— Что ж, ум привлек внимание, смелый, быстрый, задиристый. Храбрость, умение рисковать, редкое понимание солдата. Ваша армия хорошо выполняет его заветы. Без ума и без храбрости такие сражения не выиграть.
Здравые мысли. Фельдмаршал в одну минуту вырос в глазах Жичина. Вроде бы и сам Жичин вырос в своих глазах, только он не мог еще сообразить, по какой причине это произошло.
Жичин осмелел, и теперь ему не давала покоя мысль о том, как сам Монтгомери использует в своей деятельности уроки Суворова. Намеревался узнать об этом, а спросил о делах в Арденнах, где вела бои армия Монтгомери.
— По-разному. — Фельдмаршал нахмурился. — По-разному.
Как понял Жичин, дела в Арденнах шли у англичан неважно. Поначалу у него было намерение поведать для развлечения о жалобе американского генерала-артиллериста на немцев, но после озабоченных слов фельдмаршала это прозвучало бы по крайней мере негостеприимно.
Прием давно набрал силу и уже переваливал за экватор. Гости перезнакомились, освоились и вели тот разговор, который каждому был по душе либо по службе. Слышались разговоры о новых голливудских фильмах, о театральных премьерах и о голодной жизни в Париже, но стержнем едва ли не всех бесед была война, и в первую голову — русские победы на восточном фронте.
Густой, настоявшийся гул, окутанный табачным дымом, нарушался то тут, то там горячими возгласами французов, не давая забывать, что все происходит не где-нибудь, а во Франции, в Париже.
В сутолоке, сквозь плотное скопление гостей к Жичину пробилась Маргарита Владимировна и шепнула с довольной улыбкой, что на приеме появился Ромен Роллан с женой и что они в соседнем зале с Николаем Дмитриевичем. Она так же неожиданно исчезла, как и появилась. От доброй вести Жичин воодушевился и готов был ринуться в соседний зал, но он еще не спросил Монтгомери о боях в Африке, при Эль-Аламейне.
Спросить вроде бы и легко было, и в то же время совсем не просто. Победителю такой вопрос по идее должен бы полюбиться. А вдруг нет? Вдруг ему надоело рассказывать про этот Эль-Аламейн? Да и спрашивать гостя до бесконечности как-то не очень ловко. Он все же спросил.
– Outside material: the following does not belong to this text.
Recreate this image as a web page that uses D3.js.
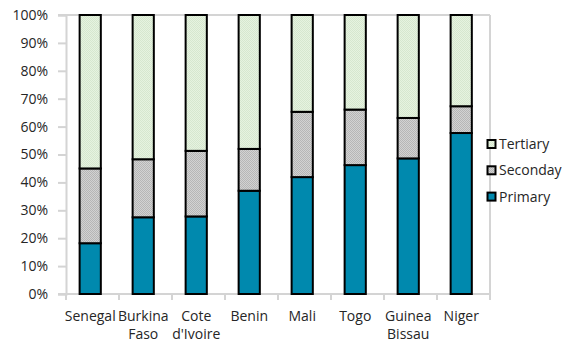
<!DOCTYPE html>
<html>
<head>
<meta charset="utf-8">
<script src="https://cdn.jsdelivr.net/npm/d3@7"></script>
<style>
  html, body { margin: 0; padding: 0; background: #fff; }
  svg { display: block; font-family: "Open Sans", "Noto Sans", sans-serif; }
</style>
</head>
<body>
<svg id="chart" width="566" height="342"></svg>
<script>
// Share of each education level by country (percent)
const countries = ["Senegal", "Burkina Faso", "Cote d'Ivoire", "Benin", "Mali", "Togo", "Guinea Bissau", "Niger"];
const primary   = [18.2, 27.5, 27.8, 37.0, 41.9, 46.2, 48.6, 57.7];
const secondary = [26.8, 20.8, 23.5, 15.0, 23.4, 19.9, 14.5, 9.6];
const tertiary  = [55.0, 51.7, 48.7, 48.0, 34.7, 33.9, 36.9, 32.7];
const seriesNames = ["Primary", "Seconday", "Tertiary"];
const yTicks = [0, 10, 20, 30, 40, 50, 60, 70, 80, 90, 100];

const svg = d3.select("#chart");
const plotLeft = 66, plotRight = 490, plotTop = 15, plotBottom = 294;
const axisColor = "#d4d4d4";
const textColor = "#262626";

// Fine checkered textures for the upper two segments
const defs = svg.append("defs");
function texture(id, base, dot) {
  const p = defs.append("pattern").attr("id", id)
    .attr("patternUnits", "userSpaceOnUse").attr("width", 2).attr("height", 2);
  p.append("rect").attr("width", 2).attr("height", 2).attr("fill", base);
  p.append("rect").attr("x", 0).attr("y", 0).attr("width", 1).attr("height", 1).attr("fill", dot);
  p.append("rect").attr("x", 1).attr("y", 1).attr("width", 1).attr("height", 1).attr("fill", dot);
}
texture("texSecondary", "#d2d2d2", "#b6b6b6");
texture("texTertiary", "#e6f3e0", "#d6e7cf");
const fills = { "Primary": "#0089ae", "Seconday": "url(#texSecondary)", "Tertiary": "url(#texTertiary)" };
const swatchFills = { "Primary": "#0089ae", "Seconday": "url(#texSecondary)", "Tertiary": "url(#texTertiary)" };

const x = d3.scaleBand().domain(countries).range([plotLeft, plotRight])
  .paddingInner(0.6).paddingOuter(0.3).align(0.46);
const y = d3.scaleLinear().domain([0, 100]).range([plotBottom, plotTop]);

// Plot frame: top and right edges
svg.append("line").attr("x1", plotLeft - 8).attr("x2", plotRight).attr("y1", y(100)).attr("y2", y(100))
  .attr("stroke", axisColor).attr("stroke-width", 2);
svg.append("line").attr("x1", plotRight).attr("x2", plotRight).attr("y1", plotTop).attr("y2", plotBottom)
  .attr("stroke", axisColor).attr("stroke-width", 2);

// Y axis
const yAxis = svg.append("g").attr("transform", `translate(${plotLeft},0)`)
  .call(d3.axisLeft(y).tickValues(yTicks).tickFormat(d => d + "%").tickSize(8).tickPadding(10));
yAxis.select(".domain").attr("stroke", axisColor).attr("stroke-width", 2);
yAxis.selectAll(".tick line").attr("stroke", axisColor).attr("stroke-width", 2);
yAxis.selectAll(".tick text").attr("fill", textColor).style("font-size", "14px")
  .style("font-family", "'Open Sans', sans-serif");

// X axis with ticks between categories
const step = x.step();
const boundaries = d3.range(countries.length + 1).map(i => plotLeft + i * step);
svg.append("line").attr("x1", plotLeft - 8).attr("x2", plotRight).attr("y1", plotBottom).attr("y2", plotBottom)
  .attr("stroke", axisColor).attr("stroke-width", 2);
svg.append("g").selectAll("line").data(boundaries).join("line")
  .attr("x1", d => d).attr("x2", d => d).attr("y1", plotBottom).attr("y2", plotBottom + 6)
  .attr("stroke", axisColor).attr("stroke-width", 2);

// Stacked bars
const rows = countries.map((c, i) => ({ country: c, Primary: primary[i], Seconday: secondary[i], Tertiary: tertiary[i] }));
const stacked = d3.stack().keys(seriesNames)(rows);
svg.append("g").selectAll("g").data(stacked).join("g")
  .attr("fill", d => fills[d.key])
  .selectAll("rect").data(d => d).join("rect")
  .attr("x", d => x(d.data.country) - 1)
  .attr("width", x.bandwidth())
  .attr("y", d => y(d[1]))
  .attr("height", d => y(d[0]) - y(d[1]))
  .attr("stroke", "#000").attr("stroke-width", 2);

// Category labels, wrapped onto two lines
const labels = svg.append("g").attr("fill", textColor).style("font-size", "14px").attr("text-anchor", "middle");
countries.forEach(c => {
  const cx = x(c) + x.bandwidth() / 2 - 1;
  const t = labels.append("text").attr("x", cx).attr("y", 321);
  c.split(" ").forEach((w, j) => {
    t.append("tspan").attr("x", cx).attr("dy", j === 0 ? 0 : 18).text(w);
  });
});

// Legend
const legendOrder = ["Tertiary", "Seconday", "Primary"];
const legend = svg.append("g");
legendOrder.forEach((k, i) => {
  const cy = 144 + i * 26.3;
  legend.append("rect").attr("x", 487.5).attr("y", cy - 4).attr("width", 8).attr("height", 8)
    .attr("fill", swatchFills[k]).attr("stroke", "#000").attr("stroke-width", 2);
  legend.append("text").attr("x", 499).attr("y", cy + 5).attr("fill", textColor)
    .style("font-size", "14px").text(k);
});
</script>
</body>
</html>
Спросил, тяжко ли было при Эль-Аламейне.
Фельдмаршал вскинул глаза и с легким недоумением оглядел Жичина: его кортик, погоны, орденские ленты.
— Конечно, тяжко, — ответил он, вздохнув. — На войне всегда тяжко. Кто ее только придумал… — Последние слова он произнес тихо, с горечью уставшего человека, и Жичин впервые заметил, что фельдмаршал — старый уже человек, хотя морщин глубоких на лице нет и осанка вроде бы еще молодцеватая.